**THE REQUEST:** All of the data below should be written out exactly.

---

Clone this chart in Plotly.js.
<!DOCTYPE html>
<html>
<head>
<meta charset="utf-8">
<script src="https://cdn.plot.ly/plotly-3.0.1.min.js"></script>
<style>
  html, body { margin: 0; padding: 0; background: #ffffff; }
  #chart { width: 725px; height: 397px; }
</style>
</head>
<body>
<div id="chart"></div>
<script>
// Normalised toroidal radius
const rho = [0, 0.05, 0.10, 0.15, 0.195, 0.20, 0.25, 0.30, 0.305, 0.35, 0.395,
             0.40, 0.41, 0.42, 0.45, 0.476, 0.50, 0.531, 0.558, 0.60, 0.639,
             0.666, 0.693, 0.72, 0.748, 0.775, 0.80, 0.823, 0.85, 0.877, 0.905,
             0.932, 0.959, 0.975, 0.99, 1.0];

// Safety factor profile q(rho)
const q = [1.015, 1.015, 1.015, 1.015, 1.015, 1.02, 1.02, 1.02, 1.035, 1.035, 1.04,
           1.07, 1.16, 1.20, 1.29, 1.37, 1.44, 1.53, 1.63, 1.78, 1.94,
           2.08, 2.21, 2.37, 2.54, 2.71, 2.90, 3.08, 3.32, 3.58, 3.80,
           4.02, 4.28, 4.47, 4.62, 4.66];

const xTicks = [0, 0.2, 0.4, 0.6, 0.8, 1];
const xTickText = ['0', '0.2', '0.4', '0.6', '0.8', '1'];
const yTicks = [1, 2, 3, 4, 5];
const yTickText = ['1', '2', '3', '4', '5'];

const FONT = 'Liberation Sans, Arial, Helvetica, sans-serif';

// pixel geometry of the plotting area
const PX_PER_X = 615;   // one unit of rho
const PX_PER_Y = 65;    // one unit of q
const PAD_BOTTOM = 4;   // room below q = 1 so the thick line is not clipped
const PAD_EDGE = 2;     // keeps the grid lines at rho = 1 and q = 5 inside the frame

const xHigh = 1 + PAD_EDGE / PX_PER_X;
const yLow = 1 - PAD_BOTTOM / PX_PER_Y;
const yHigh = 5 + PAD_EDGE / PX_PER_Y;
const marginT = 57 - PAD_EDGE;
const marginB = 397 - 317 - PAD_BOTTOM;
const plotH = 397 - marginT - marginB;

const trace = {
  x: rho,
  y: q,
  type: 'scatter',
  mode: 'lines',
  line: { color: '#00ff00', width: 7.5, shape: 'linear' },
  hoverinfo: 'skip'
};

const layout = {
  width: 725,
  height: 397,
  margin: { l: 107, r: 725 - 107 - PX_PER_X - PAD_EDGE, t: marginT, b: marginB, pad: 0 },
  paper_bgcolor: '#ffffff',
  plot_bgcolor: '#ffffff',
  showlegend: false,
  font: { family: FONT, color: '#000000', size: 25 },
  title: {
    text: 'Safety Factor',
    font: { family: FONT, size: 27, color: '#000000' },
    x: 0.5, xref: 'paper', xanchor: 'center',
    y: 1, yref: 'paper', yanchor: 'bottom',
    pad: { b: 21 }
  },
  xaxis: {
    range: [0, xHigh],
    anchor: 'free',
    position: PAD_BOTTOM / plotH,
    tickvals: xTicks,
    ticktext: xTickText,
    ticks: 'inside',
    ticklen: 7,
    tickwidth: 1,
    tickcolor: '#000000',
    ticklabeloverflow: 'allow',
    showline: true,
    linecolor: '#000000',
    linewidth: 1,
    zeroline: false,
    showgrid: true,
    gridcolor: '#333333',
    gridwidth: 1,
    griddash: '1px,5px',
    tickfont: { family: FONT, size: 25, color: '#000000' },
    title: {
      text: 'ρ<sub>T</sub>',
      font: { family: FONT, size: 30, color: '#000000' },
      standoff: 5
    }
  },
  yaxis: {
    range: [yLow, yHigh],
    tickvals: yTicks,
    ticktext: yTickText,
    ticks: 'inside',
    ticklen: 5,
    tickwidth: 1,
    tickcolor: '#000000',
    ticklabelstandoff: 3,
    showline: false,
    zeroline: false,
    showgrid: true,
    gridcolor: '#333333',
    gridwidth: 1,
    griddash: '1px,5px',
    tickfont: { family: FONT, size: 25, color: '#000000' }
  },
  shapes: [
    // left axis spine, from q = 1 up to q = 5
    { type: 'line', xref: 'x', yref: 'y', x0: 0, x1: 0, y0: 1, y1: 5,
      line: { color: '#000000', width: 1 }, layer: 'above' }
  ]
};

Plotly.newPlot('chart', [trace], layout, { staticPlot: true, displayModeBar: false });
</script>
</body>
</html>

---

**RESULT OF THIS TASK:**
Clone this chart in Plotly.js.
<!DOCTYPE html>
<html>
<head>
<meta charset="utf-8">
<script src="https://cdn.plot.ly/plotly-3.0.1.min.js"></script>
<style>
  html, body { margin: 0; padding: 0; background: #ffffff; }
  #chart { width: 725px; height: 397px; }
</style>
</head>
<body>
<div id="chart"></div>
<script>
// Normalised toroidal radius
const rho = [0, 0.05, 0.10, 0.15, 0.195, 0.20, 0.25, 0.30, 0.305, 0.35, 0.395,
             0.40, 0.41, 0.42, 0.45, 0.476, 0.50, 0.531, 0.558, 0.60, 0.639,
             0.666, 0.693, 0.72, 0.748, 0.775, 0.80, 0.823, 0.85, 0.877, 0.905,
             0.932, 0.959, 0.975, 0.99, 1.0];

// Safety factor profile q(rho)
const q = [1.015, 1.015, 1.015, 1.015, 1.015, 1.02, 1.02, 1.02, 1.035, 1.035, 1.04,
           1.07, 1.16, 1.20, 1.29, 1.37, 1.44, 1.53, 1.63, 1.78, 1.94,
           2.08, 2.21, 2.37, 2.54, 2.71, 2.90, 3.08, 3.32, 3.58, 3.80,
           4.02, 4.28, 4.47, 4.62, 4.66];

const xTicks = [0, 0.2, 0.4, 0.6, 0.8, 1];
const xTickText = ['0', '0.2', '0.4', '0.6', '0.8', '1'];
const yTicks = [1, 2, 3, 4, 5];
const yTickText = ['1', '2', '3', '4', '5'];

const FONT = 'Liberation Sans, Arial, Helvetica, sans-serif';

// pixel geometry of the plotting area
const PX_PER_X = 615;   // one unit of rho
const PX_PER_Y = 65;    // one unit of q
const PAD_BOTTOM = 4;   // room below q = 1 so the thick line is not clipped
const PAD_EDGE = 2;     // keeps the grid lines at rho = 1 and q = 5 inside the frame

const xHigh = 1 + PAD_EDGE / PX_PER_X;
const yLow = 1 - PAD_BOTTOM / PX_PER_Y;
const yHigh = 5 + PAD_EDGE / PX_PER_Y;
const marginT = 57 - PAD_EDGE;
const marginB = 397 - 317 - PAD_BOTTOM;
const plotH = 397 - marginT - marginB;

const trace = {
  x: rho,
  y: q,
  type: 'scatter',
  mode: 'lines',
  line: { color: '#00ff00', width: 7.5, shape: 'linear' },
  hoverinfo: 'skip'
};

const layout = {
  width: 725,
  height: 397,
  margin: { l: 107, r: 725 - 107 - PX_PER_X - PAD_EDGE, t: marginT, b: marginB, pad: 0 },
  paper_bgcolor: '#ffffff',
  plot_bgcolor: '#ffffff',
  showlegend: false,
  font: { family: FONT, color: '#000000', size: 25 },
  title: {
    text: 'Safety Factor',
    font: { family: FONT, size: 27, color: '#000000' },
    x: 0.5, xref: 'paper', xanchor: 'center',
    y: 1, yref: 'paper', yanchor: 'bottom',
    pad: { b: 21 }
  },
  xaxis: {
    range: [0, xHigh],
    anchor: 'free',
    position: PAD_BOTTOM / plotH,
    tickvals: xTicks,
    ticktext: xTickText,
    ticks: 'inside',
    ticklen: 7,
    tickwidth: 1,
    tickcolor: '#000000',
    ticklabeloverflow: 'allow',
    showline: true,
    linecolor: '#000000',
    linewidth: 1,
    zeroline: false,
    showgrid: true,
    gridcolor: '#333333',
    gridwidth: 1,
    griddash: '1px,5px',
    tickfont: { family: FONT, size: 25, color: '#000000' },
    title: {
      text: 'ρ<sub>T</sub>',
      font: { family: FONT, size: 30, color: '#000000' },
      standoff: 5
    }
  },
  yaxis: {
    range: [yLow, yHigh],
    tickvals: yTicks,
    ticktext: yTickText,
    ticks: 'inside',
    ticklen: 5,
    tickwidth: 1,
    tickcolor: '#000000',
    ticklabelstandoff: 3,
    showline: false,
    zeroline: false,
    showgrid: true,
    gridcolor: '#333333',
    gridwidth: 1,
    griddash: '1px,5px',
    tickfont: { family: FONT, size: 25, color: '#000000' }
  },
  shapes: [
    // left axis spine, from q = 1 up to q = 5
    { type: 'line', xref: 'x', yref: 'y', x0: 0, x1: 0, y0: 1, y1: 5,
      line: { color: '#000000', width: 1 }, layer: 'above' }
  ]
};

Plotly.newPlot('chart', [trace], layout, { staticPlot: true, displayModeBar: false });
</script>
</body>
</html>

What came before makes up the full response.